MOTION TO INTERVENE AND PROTEST OF ELECTRIC POWER SUPPLY ASSOCIATION-Southern Company Services, Inc.-Docket No. RT00-77-000

The proposed configuration of the Southern RTO is indicative of Southern’s objective of maintaining dominance in its region, not of any public interest objective.

Order No. 2000 requires that an RTO serve an appropriate region – “a region of sufficient scope and configuration to permit the RTO to effectively perform its required functions and to support efficient and non-discriminatory power markets.” Southern fails to adequately address the issue of whether the RTO can “effectively support non-discriminatory power markets.” Although there are five other transmission owners (all public power entities) that are identified in the Petition as potential participants in Southern’s RTO, they are small, even when combined, when compared to Southern. One investor-owned utility (which is still maintaining significant control) does not make an RTO.

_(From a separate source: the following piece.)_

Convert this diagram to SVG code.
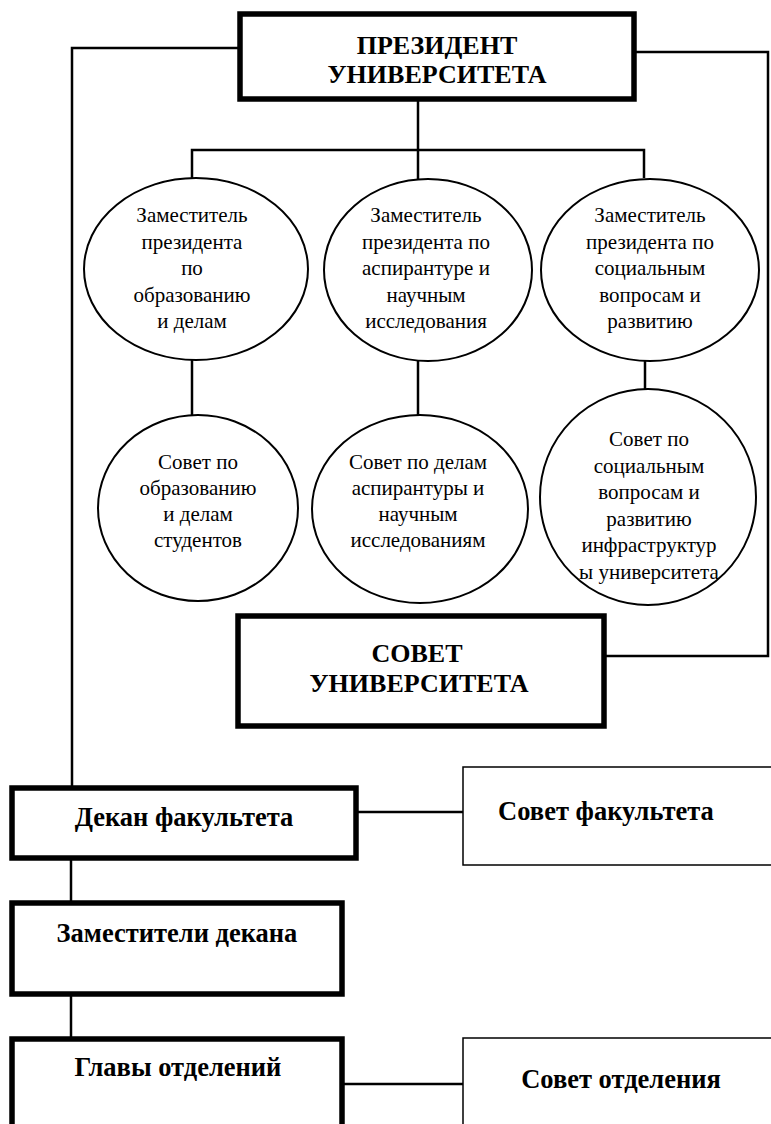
<svg xmlns="http://www.w3.org/2000/svg" width="771" height="1124" viewBox="0 0 771 1124">
<style>
.thick{fill:#fff;stroke:#000;stroke-width:5.5}
.thin{fill:#fff;stroke:#000;stroke-width:1.5}
.ell{fill:#fff;stroke:#000;stroke-width:2}
.ln{fill:none;stroke:#000;stroke-width:2.5}
.b{font-family:"Liberation Serif","Times New Roman",serif;font-weight:bold;text-anchor:middle;fill:#000}
.r{font-family:"Liberation Serif","Times New Roman",serif;font-size:21px;text-anchor:middle;fill:#000}
</style>
<rect width="771" height="1124" fill="#fff"/>
<g id="connectors">
<polyline class="ln" points="238,48 72,48 72,787"/>
<polyline class="ln" points="636,52 768,52 768,656 606,656"/>
<line class="ln" x1="418" y1="100" x2="418" y2="150"/>
<polyline class="ln" points="192,178 192,150 644,150 644,178"/>
<line class="ln" x1="418" y1="150" x2="418" y2="179"/>
<line class="ln" x1="192" y1="360" x2="192" y2="420"/>
<line class="ln" x1="418" y1="361" x2="418" y2="420"/>
<line class="ln" x1="645" y1="361" x2="645" y2="391"/>
<line class="ln" x1="358" y1="812" x2="463" y2="812"/>
<line class="ln" x1="71" y1="860" x2="71" y2="901"/>
<line class="ln" x1="71" y1="996" x2="71" y2="1040"/>
<line class="ln" x1="343" y1="1084" x2="463" y2="1084"/>
</g>
<g id="president">
<rect class="thick" x="240" y="14" width="394" height="85"/>
<text class="b" font-size="26" x="437" y="54">ПРЕЗИДЕНТ</text>
<text class="b" font-size="26" x="437" y="83">УНИВЕРСИТЕТА</text>
</g>
<g id="vp1">
<ellipse class="ell" cx="196" cy="269" rx="112" ry="91"/>
<text class="r" x="192" y="222">Заместитель</text>
<text class="r" x="192" y="248.5">президента</text>
<text class="r" x="192" y="275">по</text>
<text class="r" x="192" y="301.5">образованию</text>
<text class="r" x="192" y="328">и делам</text>
</g>
<g id="vp2">
<ellipse class="ell" cx="428" cy="270" rx="104" ry="91"/>
<text class="r" x="426" y="222">Заместитель</text>
<text class="r" x="426" y="248.5">президента по</text>
<text class="r" x="426" y="275">аспирантуре и</text>
<text class="r" x="426" y="301.5">научным</text>
<text class="r" x="426" y="328">исследования</text>
</g>
<g id="vp3">
<ellipse class="ell" cx="650" cy="270" rx="109" ry="91"/>
<text class="r" x="650" y="222">Заместитель</text>
<text class="r" x="650" y="248.5">президента по</text>
<text class="r" x="650" y="275">социальным</text>
<text class="r" x="650" y="301.5">вопросам и</text>
<text class="r" x="650" y="328">развитию</text>
</g>
<g id="council1">
<ellipse class="ell" cx="198" cy="508" rx="100" ry="93"/>
<text class="r" x="198" y="469">Совет по</text>
<text class="r" x="198" y="495">образованию</text>
<text class="r" x="198" y="521">и делам</text>
<text class="r" x="198" y="547">студентов</text>
</g>
<g id="council2">
<ellipse class="ell" cx="420" cy="509" rx="108" ry="94"/>
<text class="r" x="418" y="469">Совет по делам</text>
<text class="r" x="418" y="495">аспирантуры и</text>
<text class="r" x="418" y="521">научным</text>
<text class="r" x="418" y="547">исследованиям</text>
</g>
<g id="council3">
<ellipse class="ell" cx="648" cy="497" rx="108" ry="108"/>
<text class="r" x="649" y="446">Совет по</text>
<text class="r" x="649" y="472.5">социальным</text>
<text class="r" x="649" y="499">вопросам и</text>
<text class="r" x="649" y="525.5">развитию</text>
<text class="r" x="649" y="552">инфраструктур</text>
<text class="r" x="649" y="578.5">ы университета</text>
</g>
<g id="university-council">
<rect class="thick" x="238" y="616" width="366" height="110"/>
<text class="b" font-size="26" x="417" y="662">СОВЕТ</text>
<text class="b" font-size="26" x="419" y="692">УНИВЕРСИТЕТА</text>
</g>
<g id="dean">
<rect class="thick" x="12" y="788" width="344" height="70"/>
<text class="b" font-size="26.5" x="184" y="826">Декан факультета</text>
</g>
<g id="faculty-council">
<rect class="thin" x="463" y="767" width="320" height="98"/>
<text class="b" font-size="26.5" x="606" y="820">Совет факультета</text>
</g>
<g id="deputy-deans">
<rect class="thick" x="12" y="903" width="330" height="91"/>
<text class="b" font-size="26.5" x="177" y="942">Заместители декана</text>
</g>
<g id="department-heads">
<rect class="thick" x="12" y="1039" width="330" height="100"/>
<text class="b" font-size="26.5" x="178" y="1076">Главы отделений</text>
</g>
<g id="department-council">
<rect class="thin" x="463" y="1038" width="320" height="100"/>
<text class="b" font-size="26.5" x="621" y="1088">Совет отделения</text>
</g>
</svg>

Moreover, Southern’s generation dominance in the region, coupled with its ability to reserve transmission for native load and future resources, will not lead to the development of competitive power markets in the Southeast. Although Southern claims there are numerous wholesale plants under development on its system by totaling the magnitude of its requests for interconnection, many of those plants might not be built. A request for interconnection is not a commitment to build and Southern does not attempt to identify or exclude requests that may constitute alternative scenarios for developers.
Southern’s RTO maintains the status quo in the region. In short, Southern has failed to make the clear demonstration of any benefit arising from its proposed configuration that indicates that the formation of the RTO is in the public interest. The Commission should set for hearing the proposed configuration and investigate whether the public interest would be better served by a different configuration, compelling Southern to act accordingly. Southern’s proposed RTO is not of sufficient scope that it will dilute Southern’s dominance and it does not, and cannot, include adequate precautions that will deter the exercise of market power by Southern.